The American International School in Riyadh cancelled classes for the rest of the week in its first closure since the 1991 Gulf War, when Saudi Arabia took part in a US-led coalition to eject Iraqi troops from Kuwait.
But Susan Burnham, a Riyadh resident for 11 years, said she felt safe inside the capital’s diplomatic quarter, a heavily protected district for foreigners where Saudi rules on alcohol, and women’s attire are waived.
“Coming from the States where there is so much crime and drugs problems, I don’t think I’m in any more danger here than in Atlanta on a Saturday night,” she said.
“We’re not packing up and leaving tomorrow or anything, it’s a wait-and-see approach,” the American mother of two added.
Other foreign residential districts and areas frequented by Westerners, many of them on virtually tax-free salaries, are not so well-guarded.
One Briton talked of some dozen beach compounds on the coast near Jeddah, each with a security detail of one or two guards.
He and several others who spoke to Western media did not want their names mentioned for fear of offending the authorities, who maintain strict control over entry and work visas to the oil-rich kingdom and birthplace of Islam.
There had been warnings of new attacks on Westerners in the kingdom.
Al Qaida, blamed by Washington for the September 11 attacks, has been accused of previous bombings in pursuit of demands that American troops leave Saudi soil.
“We always thought (this) might happen and everyone said something was in the planning.

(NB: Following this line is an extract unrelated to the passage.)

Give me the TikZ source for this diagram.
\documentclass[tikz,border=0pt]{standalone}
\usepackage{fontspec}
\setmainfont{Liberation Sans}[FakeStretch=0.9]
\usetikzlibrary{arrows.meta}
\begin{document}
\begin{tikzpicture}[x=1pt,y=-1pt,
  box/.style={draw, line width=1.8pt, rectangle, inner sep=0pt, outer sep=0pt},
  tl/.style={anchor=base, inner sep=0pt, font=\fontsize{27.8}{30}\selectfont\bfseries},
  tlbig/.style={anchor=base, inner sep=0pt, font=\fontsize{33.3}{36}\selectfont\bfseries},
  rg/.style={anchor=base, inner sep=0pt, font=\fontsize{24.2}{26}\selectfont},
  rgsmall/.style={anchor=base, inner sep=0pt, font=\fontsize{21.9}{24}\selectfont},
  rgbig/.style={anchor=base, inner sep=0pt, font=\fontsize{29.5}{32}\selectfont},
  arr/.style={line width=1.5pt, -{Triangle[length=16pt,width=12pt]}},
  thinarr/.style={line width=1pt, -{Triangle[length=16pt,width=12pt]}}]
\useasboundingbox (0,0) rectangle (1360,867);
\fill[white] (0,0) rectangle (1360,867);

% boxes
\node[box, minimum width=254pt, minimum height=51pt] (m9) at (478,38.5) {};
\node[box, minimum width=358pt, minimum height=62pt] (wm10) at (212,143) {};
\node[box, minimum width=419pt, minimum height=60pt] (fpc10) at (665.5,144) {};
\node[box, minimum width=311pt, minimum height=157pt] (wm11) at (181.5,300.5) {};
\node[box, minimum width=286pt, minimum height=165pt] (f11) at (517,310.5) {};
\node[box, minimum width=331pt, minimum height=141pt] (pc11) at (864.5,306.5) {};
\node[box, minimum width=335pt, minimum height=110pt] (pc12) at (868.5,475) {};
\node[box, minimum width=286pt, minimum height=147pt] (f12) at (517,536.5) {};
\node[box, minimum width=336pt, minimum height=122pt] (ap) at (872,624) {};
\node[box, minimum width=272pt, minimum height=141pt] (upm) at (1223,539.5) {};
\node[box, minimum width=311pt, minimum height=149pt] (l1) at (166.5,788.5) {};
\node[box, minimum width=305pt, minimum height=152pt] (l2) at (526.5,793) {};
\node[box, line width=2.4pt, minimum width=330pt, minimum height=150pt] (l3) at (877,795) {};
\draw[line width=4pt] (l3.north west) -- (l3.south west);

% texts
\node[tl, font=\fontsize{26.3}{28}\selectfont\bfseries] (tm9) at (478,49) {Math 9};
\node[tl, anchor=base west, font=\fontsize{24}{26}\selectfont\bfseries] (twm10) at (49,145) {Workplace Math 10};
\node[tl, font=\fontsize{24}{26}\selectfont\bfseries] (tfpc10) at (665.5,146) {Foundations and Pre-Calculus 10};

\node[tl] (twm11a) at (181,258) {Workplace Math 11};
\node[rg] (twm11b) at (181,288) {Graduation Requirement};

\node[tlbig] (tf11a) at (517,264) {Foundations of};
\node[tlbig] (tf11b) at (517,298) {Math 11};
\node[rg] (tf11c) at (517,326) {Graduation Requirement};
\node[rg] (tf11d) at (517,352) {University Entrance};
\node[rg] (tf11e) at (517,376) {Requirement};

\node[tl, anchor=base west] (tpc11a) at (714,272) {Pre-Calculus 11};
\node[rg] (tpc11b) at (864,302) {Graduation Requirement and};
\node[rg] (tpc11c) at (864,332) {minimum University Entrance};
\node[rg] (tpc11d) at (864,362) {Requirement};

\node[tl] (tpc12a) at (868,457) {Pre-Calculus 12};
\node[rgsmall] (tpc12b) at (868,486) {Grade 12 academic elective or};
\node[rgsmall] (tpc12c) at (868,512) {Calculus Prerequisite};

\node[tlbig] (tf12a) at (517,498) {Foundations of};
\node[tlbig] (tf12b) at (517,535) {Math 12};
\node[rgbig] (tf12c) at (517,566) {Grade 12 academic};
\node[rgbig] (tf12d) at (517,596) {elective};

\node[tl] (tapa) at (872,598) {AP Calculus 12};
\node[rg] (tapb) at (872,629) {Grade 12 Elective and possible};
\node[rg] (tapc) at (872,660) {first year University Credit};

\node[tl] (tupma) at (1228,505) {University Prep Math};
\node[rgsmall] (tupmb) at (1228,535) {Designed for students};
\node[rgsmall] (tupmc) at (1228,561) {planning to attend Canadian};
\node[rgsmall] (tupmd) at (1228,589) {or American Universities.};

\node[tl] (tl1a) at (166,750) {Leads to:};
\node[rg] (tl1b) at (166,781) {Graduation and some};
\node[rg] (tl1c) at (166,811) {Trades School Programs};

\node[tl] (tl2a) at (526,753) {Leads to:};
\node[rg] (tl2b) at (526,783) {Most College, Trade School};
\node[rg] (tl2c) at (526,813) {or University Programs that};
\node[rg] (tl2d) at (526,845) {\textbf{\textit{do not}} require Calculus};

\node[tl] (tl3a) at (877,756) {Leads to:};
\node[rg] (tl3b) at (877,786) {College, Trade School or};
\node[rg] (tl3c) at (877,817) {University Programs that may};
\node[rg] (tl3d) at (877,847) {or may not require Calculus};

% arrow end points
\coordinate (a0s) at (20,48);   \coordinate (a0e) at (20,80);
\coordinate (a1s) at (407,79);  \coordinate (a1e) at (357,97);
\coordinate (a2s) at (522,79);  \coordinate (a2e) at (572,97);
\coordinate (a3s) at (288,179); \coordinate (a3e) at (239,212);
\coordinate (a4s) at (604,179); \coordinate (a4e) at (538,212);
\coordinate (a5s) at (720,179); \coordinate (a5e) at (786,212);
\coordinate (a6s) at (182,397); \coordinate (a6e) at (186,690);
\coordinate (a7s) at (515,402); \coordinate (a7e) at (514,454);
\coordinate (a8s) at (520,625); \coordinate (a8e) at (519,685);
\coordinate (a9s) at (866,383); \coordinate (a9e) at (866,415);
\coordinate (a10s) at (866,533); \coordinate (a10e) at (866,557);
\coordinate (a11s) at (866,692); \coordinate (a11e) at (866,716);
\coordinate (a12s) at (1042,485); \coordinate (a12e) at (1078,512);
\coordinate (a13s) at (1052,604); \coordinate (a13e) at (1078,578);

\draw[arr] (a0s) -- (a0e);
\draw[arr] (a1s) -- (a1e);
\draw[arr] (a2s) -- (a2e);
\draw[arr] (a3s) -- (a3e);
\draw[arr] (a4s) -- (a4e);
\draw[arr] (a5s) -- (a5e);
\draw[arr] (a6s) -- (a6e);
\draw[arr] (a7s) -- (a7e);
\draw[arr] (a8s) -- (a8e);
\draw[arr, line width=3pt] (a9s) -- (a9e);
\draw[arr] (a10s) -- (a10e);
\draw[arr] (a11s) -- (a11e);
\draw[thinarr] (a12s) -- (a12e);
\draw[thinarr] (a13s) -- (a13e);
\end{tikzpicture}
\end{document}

But I still feel safe,” said Bruno Syfrig, a Swiss lawyer who first visited Riyadh in the 1980s.
Some of the 60,000 US and British expatriates in the country of 22 million — including six million foreigners from Arab and Asian countries — said they would take embassy warnings more seriously in future.

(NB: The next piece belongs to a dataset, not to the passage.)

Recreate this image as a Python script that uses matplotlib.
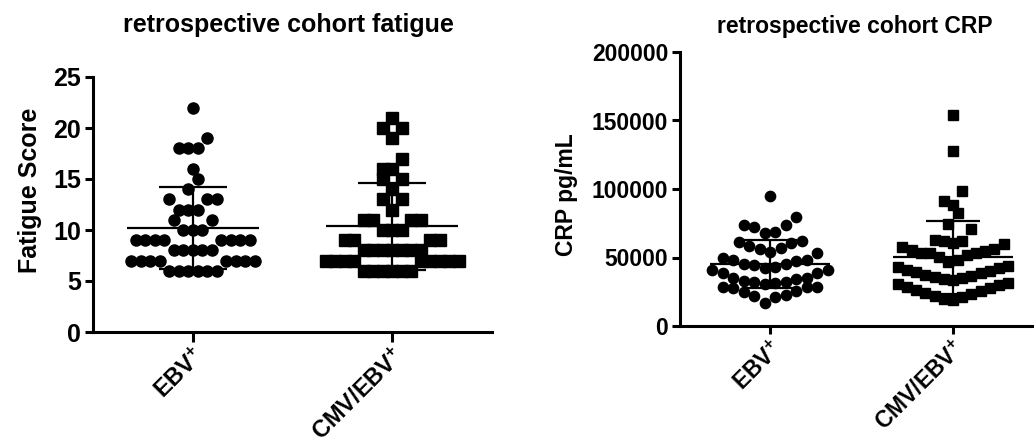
import numpy as np
import matplotlib
matplotlib.use("Agg")
import matplotlib.pyplot as plt

plt.rcParams["font.family"] = ["Liberation Sans", "DejaVu Sans"]
plt.rcParams["font.weight"] = "bold"
plt.rcParams["mathtext.fontset"] = "custom"
plt.rcParams["mathtext.rm"] = "Liberation Sans:bold"
plt.rcParams["mathtext.default"] = "rm"

# data
groups = ["EBV$^{+}$", "CMV/EBV$^{+}$"]

fatigue_ebv = [22, 19, 18, 18, 18, 16, 15, 14, 13, 13, 13, 12, 12, 12, 11, 11,
               10, 10, 10, 9, 9, 9, 9, 9, 9, 9, 9, 8, 8, 8, 8, 8,
               7, 7, 7, 7, 7, 7, 7, 7, 6, 6, 6, 6, 6, 6]
fatigue_cmv = [21, 20, 20, 19, 17, 16, 16, 15, 15, 14, 13, 13, 12, 11, 11, 11, 11,
               10, 10, 10, 9, 9, 9, 9, 8, 8, 8, 8, 8, 8, 8,
               7, 7, 7, 7, 7, 7, 7, 7, 7, 6, 6, 6, 6, 6, 6]

crp_ebv = [95000, 79500, 73700, 73500, 72000, 68400, 67700, 62000, 61500, 60600,
           58600, 57000, 56200, 54200, 53300, 49600, 48200, 48200, 47400, 45000,
           45000, 44500, 43300, 42300, 40900, 40900, 38500, 38500, 35300, 34800,
           34300, 32800, 32300, 32300, 31600, 30400, 28700, 28700, 28200, 27500,
           25800, 24600, 22600, 22100, 21400, 17000]
crp_cmv = [154000, 127700, 98500, 91000, 88000, 82300, 74500, 70600, 62800, 62300,
           62300, 60800, 59600, 57900, 56000, 55500, 55000, 53000, 53000, 53000,
           51800, 50100, 48200, 46900,
           43800, 42900, 42000, 41100, 40200, 39300, 38400, 37500, 36600, 35700,
           34800, 34200, 33600,
           31600, 30600, 29600, 28600, 27500, 26500, 25400, 24300, 23200, 22100,
           21000, 20000, 19000]

fatigue_ticks = [0, 5, 10, 15, 20, 25]
crp_ticks = [0, 50000, 100000, 150000, 200000]

W, H = 1034, 445
fig = plt.figure(figsize=(W / 100, H / 100), dpi=100)


def swarm_slots(vals, bin_h):
    # Prism-like scatter: values binned into rows, lowest in the middle
    vals = np.asarray(vals, float)
    order = np.argsort(vals, kind="stable")
    slots = np.zeros(len(vals))
    i = 0
    while i < len(vals):
        j = i
        while j < len(vals) and vals[order[j]] < vals[order[i]] + bin_h:
            j += 1
        m = j - i
        pos = sorted(np.arange(m) - (m - 1) / 2, key=lambda p: (abs(p), p))
        slots[order[i:j]] = pos
        i = j
    return slots


def panel(rect, xlim, ylim, yticks, datasets, markers, ms, spacing, bins,
          title, ylabel, fs, xfs, title_xy, ylabel_xy, capw, tick_len):
    ax = fig.add_axes(rect)
    ax.set_xlim(*xlim)
    ax.set_ylim(*ylim)
    px_per_x = rect[2] * W / (xlim[1] - xlim[0])
    for i, (vals, mk, sp, bh) in enumerate(zip(datasets, markers, spacing, bins)):
        vals = np.asarray(vals, float)
        x = i + swarm_slots(vals, bh) * sp / px_per_x
        ax.plot(x, vals, ls="none", marker=mk, ms=ms[i], color="black",
                mec="black", clip_on=False, zorder=3)
        m = vals.mean()
        sd = vals.std(ddof=1)
        ax.hlines(m, i - 0.33, i + 0.33, color="black", lw=1.6, zorder=4)
        ax.hlines([m - sd, m + sd], i - capw, i + capw, color="black", lw=1.6, zorder=4)
        ax.vlines(i, m - sd, m + sd, color="black", lw=1.6, zorder=4)

    for s in ["top", "right"]:
        ax.spines[s].set_visible(False)
    for s in ["left", "bottom"]:
        ax.spines[s].set_linewidth(2.2)
    ax.set_yticks(yticks)
    ax.set_yticklabels([str(t) for t in yticks], fontsize=fs)
    ax.set_xticks([0, 1])
    ax.set_xticklabels(groups, rotation=45, ha="right", va="top",
                       rotation_mode="anchor", fontsize=xfs)
    ax.tick_params(axis="y", length=6, width=2.2, pad=2.5)
    ax.tick_params(axis="x", length=tick_len, width=2.2, pad=2)
    fig.text(title_xy[0] / W, 1 - title_xy[1] / H, title, ha="center", va="center",
             fontsize=fs)
    fig.text(ylabel_xy[0] / W, 1 - ylabel_xy[1] / H, ylabel, ha="center", va="center",
             rotation=90, fontsize=fs)
    return ax


panel([93 / W, (H - 332) / H, 399 / W, 255 / H], (-0.5, 1.5), (0, 25), fatigue_ticks,
      [fatigue_ebv, fatigue_cmv], ["o", "s"], [8.0, 8.2], [9.5, 9.5], [1.5, 1.5],
      "retrospective cohort fatigue", "Fatigue Score", 18, 17, (288, 25), (30, 190),
      0.17, 7)

panel([680 / W, (H - 326) / H, 353 / W, 274 / H], (-0.492, 1.437), (0, 200000), crp_ticks,
      [crp_ebv, crp_cmv], ["o", "s"], [7.4, 7.4], [10.5, 9.2], [11900, 13000],
      "retrospective cohort CRP", "CRP pg/mL", 16.5, 16.5, (855, 27), (566, 195),
      0.15, 6)

fig.savefig("out.png", dpi=100)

“There are so many embassy handouts saying to be careful that it’s almost a relief that something has happened. It makes you aware that the warnings were real,” said Roger Harrison, a British teacher in the west coast city of Jeddah.
“It’s a horrible thing, but there isn’t much you can do about it. On the basis of this I wouldn’t leave,” he added.
Washington’s ties with Saudi Arabia will not be strained by the suicide bombings, the US’ top general said today.